Gregory Bateson, une pensée système

Psychologue, mais aussi anthropologue ou encore biologiste, Gregory Bateson est de ces touche-à-tout qui ont marqué le savoir de leur empreinte. Retour sur la vie et l’œuvre de ce penseur inclassable.

On lui doit le concept de double contrainte, qui en a fait le précurseur des thérapies familiales systémiques. C’est dire si Gregory Bateson (1904-1980) a marqué la psychologie, et plus encore les sciences humaines, par sa pensée foisonnante et complexe. Pour tenter de cerner celle-ci, rien de tel que de revenir sur la vie de l’homme. Né en 1904 en Grande-Bretagne, Gregory Bateson doit son prénom à l’admiration que son père, William Bateson, célèbre généticien, portait au moine botaniste autrichien Gregor Mendel, reconnu comme l’inspirateur de la génétique. Néanmoins, c’est d’abord sur ses deux frères aînés, John et Martin Bateson, que reposent tous les espoirs paternels. Or le premier, John, meurt au combat durant la Première Guerre mondiale. Et Martin, le second de la fratrie, rescapé du conflit, connaît un sort non moins tragique : déchiré par la mort de son aîné, voyant que ses penchants artistiques suscitent l’opposition de son père, il se suicidera d’une balle dans la tête à Piccadilly Circus, en plein cœur de Londres, en 1922.

Vers l’étude des interactions

C’est dans ce contexte familial douloureux que Gregory Bateson entreprend des études de biologie à Cambridge.
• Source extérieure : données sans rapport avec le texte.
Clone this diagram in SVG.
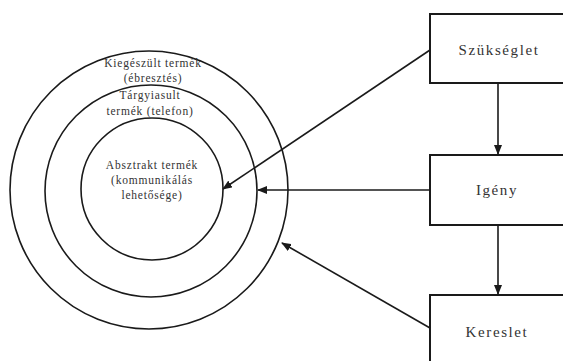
<svg xmlns="http://www.w3.org/2000/svg" width="563" height="361" viewBox="0 0 563 361">
<style>
.c{fill:none;stroke:#1a1a1a;stroke-width:1.6}
.b{fill:#fff;stroke:#1a1a1a;stroke-width:2}
.l{fill:none;stroke:#1a1a1a;stroke-width:1.6}
.t{font-family:"Liberation Serif",serif;font-size:11.5px;fill:#333;text-anchor:middle;letter-spacing:0.8px}
.bt{font-family:"Liberation Serif",serif;font-size:15px;fill:#333;text-anchor:middle;letter-spacing:1.6px}
</style>
<defs>
<marker id="a" markerWidth="10" markerHeight="8" refX="9" refY="4" orient="auto" markerUnits="userSpaceOnUse">
<path d="M0,0 L10,4 L0,8 Z" fill="#1a1a1a"/>
</marker>
</defs>
<rect width="563" height="361" fill="#fff"/>
<g id="outer"><circle class="c" cx="149" cy="190" r="139"/>
<text class="t" x="153" y="67">Kiegészült termék</text>
<text class="t" x="153" y="82">(ébresztés)</text></g>
<g id="middle"><circle class="c" cx="151" cy="191" r="106"/>
<text class="t" x="150" y="99">Tárgyiasult</text>
<text class="t" x="150" y="115">termék (telefon)</text></g>
<g id="inner"><circle class="c" cx="152" cy="189" r="71"/>
<text class="t" x="152" y="169">Absztrakt termék</text>
<text class="t" x="152" y="184">(kommunikálás</text>
<text class="t" x="152" y="199">lehetősége)</text></g>
<g id="szukseglet"><rect class="b" x="430" y="14" width="150" height="69"/>
<text class="bt" x="499" y="55">Szükséglet</text></g>
<g id="igeny"><rect class="b" x="430" y="155" width="150" height="70"/>
<text class="bt" x="497" y="195">Igény</text></g>
<g id="kereslet"><rect class="b" x="430" y="295" width="150" height="80"/>
<text class="bt" x="497" y="337">Kereslet</text></g>
<g id="connectors">
<line class="l" x1="498" y1="83" x2="498" y2="154" marker-end="url(#a)"/>
<line class="l" x1="498" y1="225" x2="498" y2="294" marker-end="url(#a)"/>
<line class="l" x1="430" y1="50" x2="223" y2="189" marker-end="url(#a)"/>
<line class="l" x1="430" y1="190" x2="258" y2="190" marker-end="url(#a)"/>
<line class="l" x1="430" y1="328" x2="282" y2="243" marker-end="url(#a)"/>
</g>
</svg>
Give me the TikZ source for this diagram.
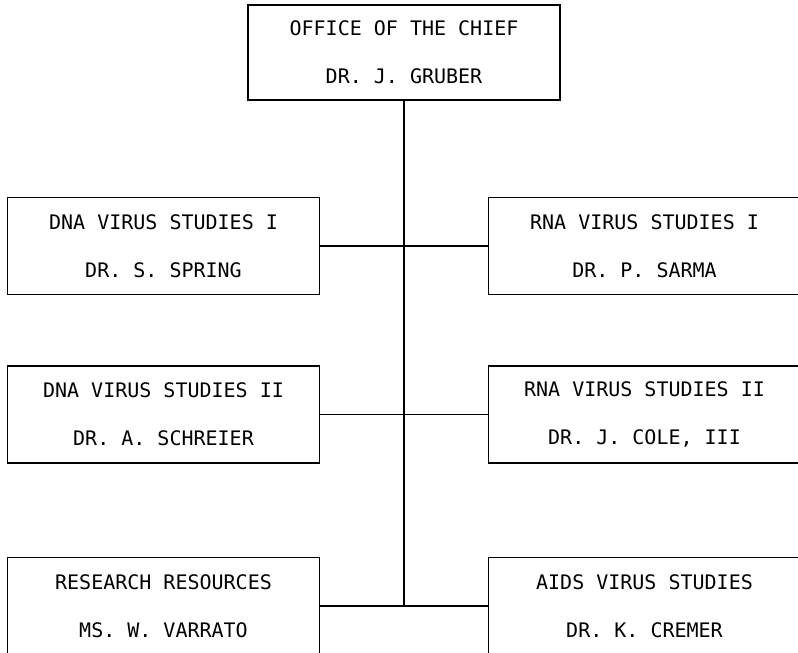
\documentclass[tikz,border=0pt]{standalone}
\usepackage{fontspec}
\newfontfamily\chartfont{DejaVu Sans Mono}
\usetikzlibrary{positioning}

\begin{document}
\begin{tikzpicture}[x=1pt,y=-1pt,
    unitbox/.style={draw, line width=1.1pt, minimum width=312pt, minimum height=97pt,
        align=center, font=\chartfont\fontsize{20}{48}\selectfont, inner sep=0pt},
    link/.style={line width=1.1pt}]
    \useasboundingbox (0,0) rectangle (798,653);
    \clip (0,0) rectangle (798,653);

    % office of the chief
    \node [unitbox, minimum height=95pt] (chief) at (404,52.5) {OFFICE OF THE CHIEF\\DR. J. GRUBER};

    % left column
    \node [unitbox] (dnaone) at (163.5,246) {DNA VIRUS STUDIES I\\DR. S. SPRING};
    \node [unitbox] (dnatwo) at (163.5,414.5) {DNA VIRUS STUDIES II\\DR. A. SCHREIER};
    \node [unitbox] (resources) at (163.5,606) {RESEARCH RESOURCES\\MS. W. VARRATO};

    % right column
    \node [unitbox] (rnaone) at (644.5,246) {RNA VIRUS STUDIES I\\DR. P. SARMA};
    \node [unitbox] (rnatwo) at (644.5,414.5) {RNA VIRUS STUDIES II\\DR. J. COLE, III};
    \node [unitbox] (aids) at (644.5,606) {AIDS VIRUS STUDIES\\DR. K. CREMER};

    % trunk and branches
    \coordinate (trunkend) at (404,606);
    \draw [link] (chief.south) -- (trunkend);
    \draw [link] (dnaone.east) -- (rnaone.west);
    \draw [link] (dnatwo.east) -- (rnatwo.west);
    \draw [link] (resources.east) -- (aids.west);
\end{tikzpicture}
\end{document}
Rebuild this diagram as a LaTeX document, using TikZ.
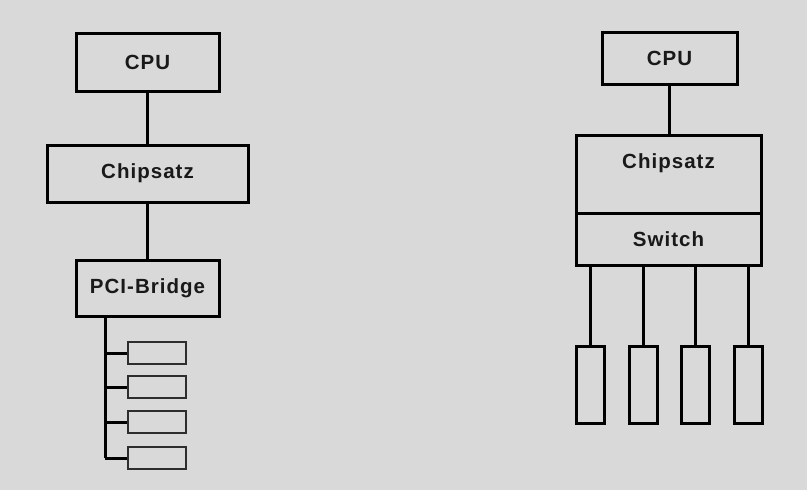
\documentclass[tikz,border=0pt]{standalone}
\usepackage{fontspec}
\setmainfont{Liberation Sans}[LetterSpace=5]
\definecolor{bg}{RGB}{217,217,217}
\definecolor{txt}{RGB}{25,25,25}
\definecolor{devgray}{RGB}{45,45,45}
\begin{document}
\begin{tikzpicture}[x=1pt,y=-1pt,
  box/.style={draw=black,line width=3pt,rectangle,inner sep=0pt,font=\bfseries\fontsize{20.5}{24}\selectfont,text=txt},
  link/.style={draw=black,line width=3pt},
  dev/.style={draw=devgray,line width=2.8pt,rectangle,inner sep=0pt,minimum width=58pt,minimum height=22pt},
  port/.style={draw=black,line width=3pt,rectangle,inner sep=0pt,minimum width=28pt,minimum height=77pt}]
\fill[bg] (0,0) rectangle (807,490);
\useasboundingbox (0,0) rectangle (807,490);
% left
\node[box,minimum width=143pt,minimum height=58pt] (cpuL) at (147.5,62) {CPU};
\node[box,minimum width=201pt,minimum height=57pt] (chipL) at (147.5,173.5) {Chipsatz};
\node[box,minimum width=143pt,minimum height=56pt] (bridge) at (147.5,288) {PCI-Bridge};
\draw[link] (cpuL.south) -- (chipL.north);
\draw[link] (chipL.south) -- (bridge.north);
\coordinate (busend) at (105,458);
\draw[link] (bridge.south -| busend) -- (busend);
\foreach \i/\y in {1/353,2/387,3/422,4/458}{
  \node[dev] (dev\i) at (157,\y) {};
  \draw[link] (dev\i.west -| busend) -- (dev\i.west);
}
% right
\node[box,minimum width=135pt,minimum height=52pt] (cpuR) at (669.5,58) {CPU};
\node[box,minimum width=185pt,minimum height=78pt,label={[yshift=11pt,font=\bfseries\fontsize{20.5}{24}\selectfont,text=txt]center:Chipsatz}] (chipR) at (668.5,174) {};
\node[box,minimum width=185pt,minimum height=52pt] (switch) at (668.5,239) {Switch};
\draw[link] (cpuR.south) -- (cpuR.south |- chipR.north);
\foreach \i/\x in {1/590,2/643,3/695,4/748}{
  \node[port] (p\i) at (\x,384.5) {};
  \draw[link] (switch.south -| p\i) -- (p\i.north);
}
\end{tikzpicture}
\end{document}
En 1924, il saisit la proposition d’un milliardaire de l’accompagner dans un voyage aux îles Galapagos comme expert en biologie. Le séjour sera déterminant pour le jeune Bateson, qui décide alors de se tourner vers l’anthropologie. En 1927, peu après le décès de son père, Gregory Bateson part pour la Nouvelle-Guinée réaliser un travail de terrain sur l’ethnie des Baining. Une expérience pénible, à laquelle il souhaite mettre un terme après avoir contracté la malaria. Il reste néanmoins dans la région puis décide de partir à la rencontre de deux autres anthropologues, mariés à la ville, Reo Fortune et Margaret Mead. Mais il croise entre-temps l’ethnie des Iatmul et trouve là matière à de nouveaux travaux de recherche. Il fera finalement la connaissance de Mead et Fortune au début des années 1930. Entre les trois anthropologues, le Britannique Bateson, le Néo-zélandais Fortune et l’Américaine Mead, les discussions sont enthousiastes et passionnées. Le couple Fortune-Mead ne résistera cependant pas à la rencontre avec Bateson, et divorce en 1934.

Bateson et Mead convolent en justes noces l’année suivante. Ils décident de partir ensemble à Bali, où ils se lancent dans l’étude d’un village de montagne. Ils réalisent notamment un film, Transe and Dance in Bali, portant sur la vie culturelle et quotidienne balinaise. Entre-temps, en 1936, Bateson a publié un livre sur le naven, une cérémonie des Iatmul étudiés quelques années plus tôt. Ces travaux inaugurent certains fondements de sa pensée. Bateson s’aperçoit tout d’abord d’une erreur commise dans la rédaction de l’ouvrage : celle de confondre les concepts explicatifs développés dans ses recherches avec une réalité de la vie sociale. Cette réflexion sur la non-équivalence entre la réalité et sa conceptualisation – « la carte n’est pas le territoire » – traversera tous ses travaux ultérieurs. Mais surtout, dans ses premiers travaux, Bateson en vient à considérer les divers éléments d’une société non pas comme des êtres isolés mais comme des parties d’un tout organisé. Dès lors, le comportement d’un individu ne peut se comprendre que si l’on prend en compte les tiers avec lesquels il interagit. De telles réflexions forment le prélude à l’approche interactionnelle et systémique plus tard utilisée en psychothérapie.